41. Two words: "Marco Polo."
42. Leave Cheerios in Lawn and Garden, pillows in the pet food aisle, etc.
43. "Re-alphabetize" the CD's in Electronics, while headbanging & playing air guitar to Willie Nelson demos. (Bonus: Braid hair & tie bandanna around head).
44. Make a trail of orange juice on the ground, leading to the restrooms.
45. When someone steps away from their cart to look at something, quickly make off with it without saying a word.
46. Relax in the patio furniture until you get kicked out.
47. When an announcement comes over the loudspeaker, assume the fetal position and scream, "No, no! It's those voices again!"
48. Pay off layaways fifty cents at a time.
49. Drag a lounge chair on display over to the magazines and relax. If the store has a food court, buy a soft drink; explain that you don't get out much, and ask if they can put a little umbrella in it.
50. Try putting different pairs of women's panties on your head and walk around the store casually.
51. Turn on toys that make noise or talk at random intervals, and leave them in strategic locations.
52. Leave small sacrifices or gifts in the hands of the mannequins.
53. Nonchalantly "test" the brushes and combs in Cosmetics.
54. When two or three people are walking ahead of you, run between them, yelling, "Red Rover!"
55. Look right into the security camera, and use it as a mirror while you pick your nose.
56. Set up another battlefield with GI Joes vs. Barbies. (Red lipstick might give an interesting effect!!)
57. While handling guns in the hunting department, ask the clerk if he knows where the anti-depressants are.
58. While no one's watching quickly switch the men's and women's signs on the doors of the rest room.
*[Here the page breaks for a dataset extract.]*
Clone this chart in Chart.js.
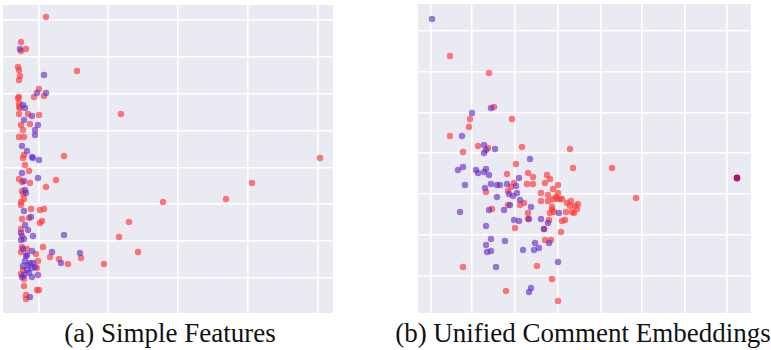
<!DOCTYPE html>
<html>
<head>
<meta charset="utf-8">
<script src="https://cdn.jsdelivr.net/npm/chart.js@4.4.1/dist/chart.umd.min.js"></script>
<style>
    body { margin: 0; background: #ffffff; width: 771px; height: 350px; position: relative; overflow: hidden; }
    .panel { position: absolute; }
    .caption {
        position: absolute;
        top: 318px;
        font-family: "Liberation Serif", "DejaVu Serif", serif;
        font-size: 27px;
        color: #111;
        text-align: center;
        white-space: nowrap;
    }
</style>
</head>
<body>
<div class="panel" style="left:3px; top:5px;"><canvas id="simpleChart" width="330" height="308"></canvas></div>
<div class="panel" style="left:418px; top:4px;"><canvas id="unifiedChart" width="333" height="309"></canvas></div>
<div class="caption" style="left:10px; width:320px;">(a) Simple Features</div>
<div class="caption" style="left:383px; width:400px;">(b) Unified Comment Embeddings</div>

<script>
// (a) SIMPLE FEATURES - diem [x, y] doc tu hinh
var simpleRed = [
    [7, 261], [-18, 236], [-18, 227], [-13, 229], [-21, 211], [-20, 208], [-19, 202], [-20, 198],
    [38, 207], [0, 189], [-5, 181], [5, 182], [-20, 181], [-21, 180], [-20, 175], [-20, 171],
    [-19, 170], [82, 164], [-20, 164], [-11, 164], [0, 163], [-18, 153], [-9, 154], [-16, 148],
    [-20, 141], [-15, 141], [-15, 123], [-16, 120], [25, 122], [-14, 113], [-10, 107], [-20, 99],
    [-17, 96], [-9, 95], [17, 98], [7, 91], [-17, 87], [-16, 84], [-15, 79], [-18, 76],
    [-18, 73], [-8, 69], [1, 68], [5, 69], [-17, 59], [-10, 60], [1, 55], [3, 57],
    [90, 56], [-18, 49], [-17, 42], [80, 41], [4, 31], [-17, 31], [-18, 26], [-12, 29],
    [-3, 24], [11, 21], [42, 20], [20, 19], [29, 14], [65, 14], [-1, 17], [-2, 10],
    [-16, 8], [-18, 4], [-15, -1], [-15, -8], [-2, -12], [0, -12], [-13, -17], [-13, -21],
    [281, 120], [213, 95], [187, 79], [124, 76], [99, 26]
];
var simplePurple = [
    [-19, 229], [5, 203], [-2, 185], [7, 185], [-16, 173], [-14, 170], [-7, 162], [-15, 158],
    [-1, 153], [-4, 148], [-4, 143], [-17, 132], [-12, 127], [-7, 121], [-6, 120], [0, 118],
    [-17, 105], [-1, 100], [-15, 97], [-14, 88], [-13, 85], [-15, 67], [-8, 61], [-14, 53],
    [-11, 48], [-18, 45], [-6, 42], [-15, 39], [-18, 38], [25, 43], [-16, 29], [-7, 27],
    [13, 26], [41, 25], [-12, 23], [-13, 22], [22, 15], [-14, 17], [-16, 12], [-11, 13],
    [-6, 15], [-4, 11], [-7, 10], [-12, 8], [-10, 5], [-15, 3], [-1, 3], [-7, 1],
    [-9, 15], [-17, 1], [-9, -19]
];
var simpleXTicks = [0, 69, 139, 209, 279];
var simpleYTicks = [0, 37, 74, 110, 147, 184, 221, 258];
var simpleXRange = [-36, 294];
var simpleYRange = [-35, 273];

// (b) UNIFIED COMMENT EMBEDDINGS
var unifiedRed = [
    [19, 220], [58, 203], [63, 169], [39, 157], [81, 157], [38, 149], [19, 140], [47, 130],
    [57, 128], [91, 129], [139, 127], [32, 124], [142, 108], [181, 108], [205, 78],
    [85, 112], [76, 102], [97, 103], [102, 99], [116, 101], [119, 97], [55, 84],
    [83, 93], [80, 89], [77, 85], [96, 92], [102, 92], [114, 93], [127, 91], [122, 87],
    [110, 83], [110, 75], [117, 75], [122, 77], [126, 77], [129, 77], [131, 77], [127, 83],
    [125, 79], [117, 81], [93, 73], [89, 71], [77, 71], [140, 75], [147, 72], [144, 70],
    [139, 70], [136, 73], [121, 69], [123, 64], [119, 63], [135, 64], [141, 64], [143, 63],
    [61, 67], [97, 63], [118, 56], [131, 55], [134, 56], [84, 48], [113, 47], [130, 44],
    [114, 36], [120, 36], [32, 9], [106, 10], [121, -3], [75, -15], [127, -25], [146, 67],
    [121, 66], [97, 57]
];
var unifiedPurple = [
    [1, 257], [60, 168], [41, 163], [31, 140], [53, 131], [55, 126], [64, 127], [53, 123],
    [99, 117], [27, 106], [32, 109], [45, 106], [47, 103], [53, 104],
    [55, 107], [58, 101], [88, 98], [34, 91], [60, 92], [66, 91], [69, 91], [54, 88],
    [76, 92], [85, 90], [78, 82], [82, 80], [86, 83], [66, 79], [89, 76], [79, 71],
    [100, 69], [29, 64], [58, 66], [73, 66], [128, 63], [98, 57], [110, 57], [83, 56],
    [88, 55], [55, 50], [117, 53], [113, 47], [60, 37], [74, 35], [104, 33], [118, 33],
    [55, 31], [108, 28], [103, 26], [92, 26], [60, 25], [56, 24], [127, 14], [65, 9],
    [100, -12], [98, -16]
];
// diem chong len nhau o ben phai (nhieu diem do + tim trung nhau)
var unifiedOverlap = [[306, 98]];
var unifiedXTicks = [0, 41, 84, 127, 170, 211, 254, 296];
var unifiedYTicks = [0, 41, 82, 123, 163, 204, 245];
var unifiedXRange = [-13, 320];
var unifiedYRange = [-37, 272];

var redColor = "rgba(255, 60, 60, 0.68)";
var purpleColor = "rgba(100, 40, 200, 0.62)";
var overlapColor = "rgba(178, 0, 110, 0.95)";

// to nen mau tim nhat cho vung ve
var bgPlugin = {
    id: "bgPlugin",
    beforeDraw: function (chart) {
        var a = chart.chartArea;
        chart.ctx.save();
        chart.ctx.fillStyle = "#EAEAF2";
        chart.ctx.fillRect(a.left, a.top, a.right - a.left, a.bottom - a.top);
        chart.ctx.restore();
    },
};

function toPoints(arr) {
    return arr.map(function (p) { return { x: p[0], y: p[1] }; });
}

function makeAxis(range, ticks) {
    return {
        type: "linear",
        min: range[0],
        max: range[1],
        afterBuildTicks: function (axis) {
            axis.ticks = ticks.map(function (v) { return { value: v }; });
        },
        ticks: { display: false },
        border: { display: false },
        grid: { color: "#ffffff", lineWidth: 1.6, drawTicks: false },
    };
}

function makeScatter(id, red, purple, overlap, xr, yr, xt, yt) {
    var ctx = document.getElementById(id).getContext("2d");
    return new Chart(ctx, {
        type: "scatter",
        data: {
            datasets: [
                {
                    label: "overlap",
                    data: toPoints(overlap),
                    backgroundColor: overlapColor,
                    borderWidth: 0,
                    pointRadius: 3.4,
                },
                {
                    label: "purple",
                    data: toPoints(purple),
                    backgroundColor: purpleColor,
                    borderWidth: 0,
                    pointRadius: 3.2,
                },
                {
                    label: "red",
                    data: toPoints(red),
                    backgroundColor: redColor,
                    borderWidth: 0,
                    pointRadius: 3.2,
                },
            ],
        },
        options: {
            responsive: false,
            animation: false,
            layout: { padding: 0, autoPadding: false },
            plugins: { legend: { display: false }, tooltip: { enabled: false } },
            scales: {
                x: makeAxis(xr, xt),
                y: makeAxis(yr, yt),
            },
        },
        plugins: [bgPlugin],
    });
}

makeScatter("simpleChart", simpleRed, simplePurple, [], simpleXRange, simpleYRange, simpleXTicks, simpleYTicks);
makeScatter("unifiedChart", unifiedRed, unifiedPurple, unifiedOverlap, unifiedXRange, unifiedYRange, unifiedXTicks, unifiedYTicks);
</script>
</body>
</html>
59. In the auto department, practice your "Madonna" look with various funnels.
60. Hide in the clothing racks and when people browse through, say things like "the fat man walks alone," and scare them into believing that the clothes are talking to them.
61. Beg the greeter for those happy-face stickers. Stick them on your face, then stand next to him and copy whatever he says when customers walk in.
62. Go to an empty checkout stand and try to check people out.
63. Get a stuffed animal and go to the front of the store and begin stroking it lovingly, saying "Good girl, good Bessie."
64. Try on every pair of shoes in the shoe department. Take the paper from the boxes and throw it in various aisles.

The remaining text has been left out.